The fire spread quickly because the houses were in the framing stage, a vulnerable point because untreated lumber burns quickly, said Scott Smith, regional president for New Jersey-based K. Hovnanian Homes.

Smith said he doubts the blaze was motivated by eco-terrorism and ruled out an insurance scam because the company is responsible for the properties and will have to replace them.

"Even if they were sold, no one had anything to gain or to recover by doing anything because they hadn't actually taken delivery of the houses yet," Smith said.

K. Hovnanian Homes, which is building seven developments around the Valley, has had about four fires in the last 12 years that started under "suspicious" circumstances, Smith said.

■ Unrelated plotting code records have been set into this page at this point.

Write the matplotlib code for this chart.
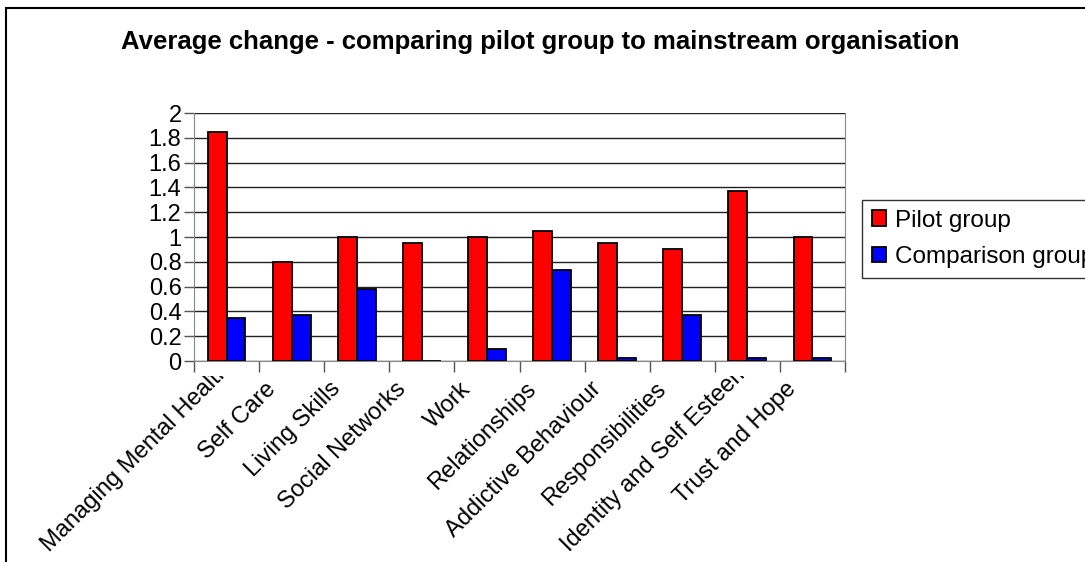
import numpy as np
import matplotlib.pyplot as plt
from matplotlib.patches import Rectangle
from matplotlib.transforms import ScaledTranslation

plt.rcParams['font.family'] = ['Liberation Sans', 'DejaVu Sans']

# Data
categories = ["Managing Mental Health", "Self Care", "Living Skills", "Social Networks",
              "Work", "Relationships", "Addictive Behaviour", "Responsibilities",
              "Identity and Self Esteem", "Trust and Hope"]
pilot = [1.85, 0.8, 1.0, 0.95, 1.0, 1.05, 0.95, 0.9, 1.375, 1.0]
comparison = [0.35, 0.375, 0.58, 0.0, 0.1, 0.73, 0.025, 0.375, 0.025, 0.025]
yticks = [0, 0.2, 0.4, 0.6, 0.8, 1, 1.2, 1.4, 1.6, 1.8, 2]
ytick_labels = ["0", "0.2", "0.4", "0.6", "0.8", "1", "1.2", "1.4", "1.6", "1.8", "2"]

W, H = 1085, 562
fig = plt.figure(figsize=(W / 100, H / 100), dpi=100)
ax = fig.add_axes([194 / W, 1 - 361 / H, (845 - 194) / W, (361 - 113) / H])

x = np.arange(len(categories))
bw = 0.29
b1 = ax.bar(x - bw / 2, pilot, bw, color="#FF0000", edgecolor="black", linewidth=1.3,
            label="Pilot group", zorder=3)
b2 = ax.bar(x + bw / 2, comparison, bw, color="#0000FF", edgecolor="black", linewidth=1.3,
            label="Comparison group", zorder=3)

ax.set_xlim(-0.5, len(categories) - 0.5)
ax.set_ylim(0, 2)
ax.set_yticks(yticks)
ax.set_yticklabels(ytick_labels, fontsize=17)
ax.yaxis.grid(True, color="#222222", linewidth=1, zorder=0)
ax.set_axisbelow(True)

# category boundaries as tick marks
ax.set_xticks(np.arange(len(categories) + 1) - 0.5)
ax.set_xticklabels([])
ax.tick_params(axis="x", length=8, color="#555555", width=1)
ax.tick_params(axis="y", length=7, color="#555555", width=1, pad=2)
for s in ["left", "bottom", "right"]:
    ax.spines[s].set_color("#888888")
ax.spines["top"].set_visible(False)

# rotated category labels, clipped just under the axis like the original
clip = Rectangle((0, 0), 1, 1 - 376 / H, transform=fig.transFigure, visible=False)
fig.add_artist(clip)
dx, dy = -0.27, -0.17
labels = []
for i, c in enumerate(categories):
    t = ax.text(i, 0, c, rotation=45, rotation_mode="anchor",
                ha="right", va="top", fontsize=17, clip_on=True,
                transform=ax.transData + ScaledTranslation(dx, dy, fig.dpi_scale_trans))
    t.set_clip_path(clip)
    labels.append(t)

# long labels get pushed up along their direction so they fit above the bottom
fig.canvas.draw()
renderer = fig.canvas.get_renderer()
bottom_px = H - 556
for t in labels:
    bb = t.get_window_extent(renderer)
    if bb.y0 < bottom_px:
        d = (bottom_px - bb.y0) / 100
        t.set_transform(ax.transData + ScaledTranslation(dx + d, dy + d, fig.dpi_scale_trans))

fig.text(540 / W, 1 - 42 / H, "Average change - comparing pilot group to mainstream organisation",
         ha="center", va="center", fontsize=18.5, fontweight="bold")

leg = fig.legend(handles=[b1, b2], loc="upper left", bbox_to_anchor=(862 / W, 1 - 200 / H),
                 fontsize=17.5, frameon=True, fancybox=False, edgecolor="black",
                 handlelength=0.6, handleheight=0.6, handletextpad=0.35,
                 borderpad=0.4, labelspacing=0.6, borderaxespad=0)
leg.get_frame().set_linewidth(1)

# outer chart border
fig.add_artist(Rectangle((6 / W, -0.1), 1.2, 1 - 8 / H + 0.1, transform=fig.transFigure,
                         fill=False, edgecolor="black", linewidth=1.5))

fig.savefig("out.png", dpi=100)
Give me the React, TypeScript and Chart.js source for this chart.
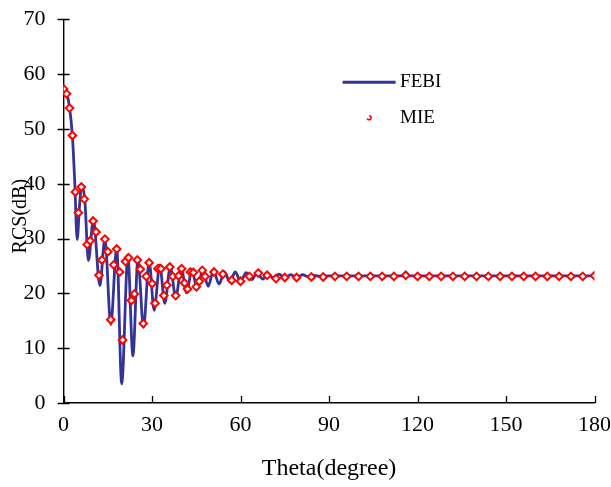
import React, { useEffect, useRef } from "react";
import { Chart, registerables } from "chart.js";

Chart.register(...registerables);

// FEBI curve (theta in degrees, RCS in dB)
const febiTheta = [
  0, 1, 2, 3, 3.8, 4.6, 5.4, 6.1, 7.2, 8.4, 10.1, 12.3, 14.0, 16.0, 18.0, 19.7,
  21.8, 23.5, 25.2, 27.1, 29.0, 30.7, 32.6, 34.3, 36.2, 38.0, 39.9, 41.7, 43.5,
  45.3, 47.2, 49.0, 50.8, 52.7, 54.5, 56.4, 58.2, 60.0, 61.9, 63.8, 65.6, 67.5,
  69.3, 71.2, 73.0, 75.0, 77.0, 79.0, 81.0, 83.0, 85.0, 87.0, 90.0, 120, 150, 180,
];
const febiRcs = [
  57.5, 56.6, 54.0, 48.6, 40.0, 29.8, 36.0, 39.7, 37.0, 26.0, 33.4, 21.4, 30.0,
  14.3, 28.3, 3.5, 26.8, 8.6, 26.2, 13.8, 25.8, 16.9, 25.2, 18.2, 24.9, 19.2,
  24.6, 20.1, 24.3, 20.8, 24.3, 21.3, 24.1, 21.7, 23.9, 22.1, 23.9, 22.2, 23.8,
  22.5, 23.7, 22.6, 23.6, 22.7, 23.5, 22.8, 23.4, 22.9, 23.4, 23.0, 23.3, 23.1,
  23.2, 23.2, 23.2, 23.2,
];

// MIE reference points
const mieTheta = [
  0, 1, 2, 3, 4, 5, 6, 7, 8, 9, 10, 11, 12, 13, 14, 15, 16, 17, 18, 19, 20, 21,
  22, 23, 24, 25, 26, 27, 28, 29, 30, 31, 32, 33, 34, 35, 36, 37, 38, 39, 40, 41,
  42, 43, 44, 45, 46, 47, 48, 51, 54, 57, 60, 63, 66, 69, 72, 75, 79, 84, 88, 92,
  96, 100, 104, 108, 112, 116, 120, 124, 128, 132, 136, 140, 144, 148, 152, 156,
  160, 164, 168, 172, 176, 180,
];
const mieRcs = [
  57.3, 56.4, 53.8, 48.8, 38.5, 34.7, 39.4, 37.2, 28.9, 29.6, 33.2, 31.2, 23.3,
  26.1, 29.9, 27.6, 15.2, 25.2, 28.1, 23.9, 11.5, 25.8, 26.5, 18.7, 19.9, 26.1,
  24.4, 14.5, 23.1, 25.6, 21.8, 18.2, 24.5, 24.5, 19.6, 21.5, 24.8, 23.1, 19.6,
  23.2, 24.5, 21.9, 20.8, 23.9, 23.8, 21.2, 22.2, 24.2, 23.1, 23.9, 23.5, 22.4,
  22.2, 23.1, 23.7, 23.3, 22.7, 22.9, 22.9, 23.0, 23.0, 23.1, 23.1, 23.1, 23.1,
  23.1, 23.1, 23.3, 23.1, 23.1, 23.1, 23.1, 23.1, 23.1, 23.1, 23.1, 23.1, 23.1,
  23.1, 23.1, 23.1, 23.1, 23.1, 23.2,
];

const xTickValues = [0, 30, 60, 90, 120, 150, 180];
const yTickValues = [0, 10, 20, 30, 40, 50, 60, 70];

const FONT = "'Liberation Serif', 'Times New Roman', serif";
const LINE_COLOR = "#333399";
const MARK_COLOR = "#ff0000";

const zeroPad = (s: any) => {
  s.paddingTop = 0;
  s.paddingBottom = 0;
  s.paddingLeft = 0;
  s.paddingRight = 0;
};

const customPlugin = {
  id: "customAxesLegend",
  afterDraw(chart: any) {
    const { ctx, scales, chartArea } = chart;
    const x = scales.x;
    const y = scales.y;
    const ax = x.getPixelForValue(0);
    const ay = y.getPixelForValue(0);
    ctx.save();
    ctx.strokeStyle = "#000";
    ctx.lineWidth = 1.3;
    ctx.beginPath();
    yTickValues.forEach((v) => {
      const py = Math.round(y.getPixelForValue(v)) + 0.5;
      ctx.moveTo(ax - 6, py);
      ctx.lineTo(ax + 6, py);
    });
    xTickValues.forEach((v) => {
      const px = Math.round(x.getPixelForValue(v)) + 0.5;
      ctx.moveTo(px, ay - 7);
      ctx.lineTo(px, ay);
    });
    ctx.stroke();

    // legend
    const lx = chartArea.left;
    const ly = chartArea.top;
    ctx.strokeStyle = LINE_COLOR;
    ctx.lineWidth = 3;
    ctx.beginPath();
    ctx.moveTo(lx + 279, ly + 63);
    ctx.lineTo(lx + 332, ly + 63);
    ctx.stroke();

    ctx.strokeStyle = MARK_COLOR;
    ctx.lineWidth = 1.6;
    ctx.beginPath();
    ctx.arc(lx + 305.5, ly + 98.5, 2, -Math.PI / 2, Math.PI * 0.9);
    ctx.stroke();

    ctx.fillStyle = "#000";
    ctx.font = "19px " + FONT;
    ctx.textBaseline = "middle";
    ctx.textAlign = "left";
    ctx.fillText("FEBI", lx + 336.5, ly + 63);
    ctx.fillText("MIE", lx + 336.5, ly + 99);
    ctx.restore();
  },
};

export default function App() {
  const canvasRef = useRef<HTMLCanvasElement | null>(null);

  useEffect(() => {
    const canvas = canvasRef.current;
    if (!canvas) return;
    const chart = new Chart(canvas, {
      type: "line",
      data: {
        datasets: [
          {
            label: "MIE",
            data: mieTheta.map((t, i) => ({ x: t, y: mieRcs[i] })),
            showLine: false,
            pointStyle: "rectRot",
            pointRadius: 3.8,
            pointBorderWidth: 2,
            pointBackgroundColor: "#ffffff",
            pointBorderColor: MARK_COLOR,
            borderColor: MARK_COLOR,
            order: 0,
          },
          {
            label: "FEBI",
            data: febiTheta.map((t, i) => ({ x: t, y: febiRcs[i] })),
            borderColor: LINE_COLOR,
            borderWidth: 2.8,
            pointRadius: 0,
            cubicInterpolationMode: "monotone",
            fill: false,
            order: 1,
          },
        ],
      },
      options: {
        responsive: false,
        animation: false,
        layout: { padding: { top: 19.3, right: 16.5, left: 0, bottom: 0 } },
        plugins: {
          legend: { display: false },
          tooltip: { enabled: false },
        },
        scales: {
          x: {
            type: "linear",
            min: 0,
            max: 180,
            afterBuildTicks: (s: any) => {
              s.ticks = xTickValues.map((v) => ({ value: v }));
            },
            afterFit: (s: any) => {
              s.height = 84;
              zeroPad(s);
            },
            grid: { display: false, drawTicks: false },
            border: { display: true, color: "#000", width: 1.4 },
            ticks: {
              color: "#000",
              padding: 9.5,
              maxRotation: 0,
              font: { family: FONT, size: 22 },
            },
            title: {
              display: true,
              text: "Theta(degree)",
              color: "#000",
              font: { family: FONT, size: 24 },
              padding: { top: 0, bottom: 3.5 },
            },
          },
          y: {
            type: "linear",
            min: 0,
            max: 70,
            afterBuildTicks: (s: any) => {
              s.ticks = yTickValues.map((v) => ({ value: v }));
            },
            afterFit: (s: any) => {
              s.width = 63.6;
              zeroPad(s);
            },
            grid: { display: false, drawTicks: false },
            border: { display: true, color: "#000", width: 1.4 },
            ticks: {
              color: "#000",
              padding: 18,
              font: { family: FONT, size: 22 },
            },
            title: {
              display: true,
              text: "RCS(dB)  ",
              color: "#000",
              font: { family: FONT, size: 20 },
              padding: { top: 9, bottom: 0 },
            },
          },
        },
      },
      plugins: [customPlugin],
    } as any);
    return () => chart.destroy();
  }, []);

  return (
    <div style={{ position: "absolute", left: 0, top: 0, width: 611, height: 487, background: "#fff" }}>
      <canvas ref={canvasRef} width={611} height={487} style={{ display: "block" }} />
    </div>
  );
}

"In the environment we operate in, we are not shocked when it happens," he said. "It's an unfortunate hazard, but sometimes there are people out there who like to see homes under construction burn down."

Mecham and her husband, Ryan, will have to delay their plans to move into their first home for several months.

"I've been cursed by the fire gods or something," Heather, 24, said.

The young couple graduated from Brigham Young University in December and will live with Ryan's parents in Mesa until their home is done.

Heather said news of the fire saddened her, but losing a home to fire once before taught her that rebuilding is only a matter of time.

"It doesn't do any good to sit there and be sad about it," she said. "You just kind of move on with life."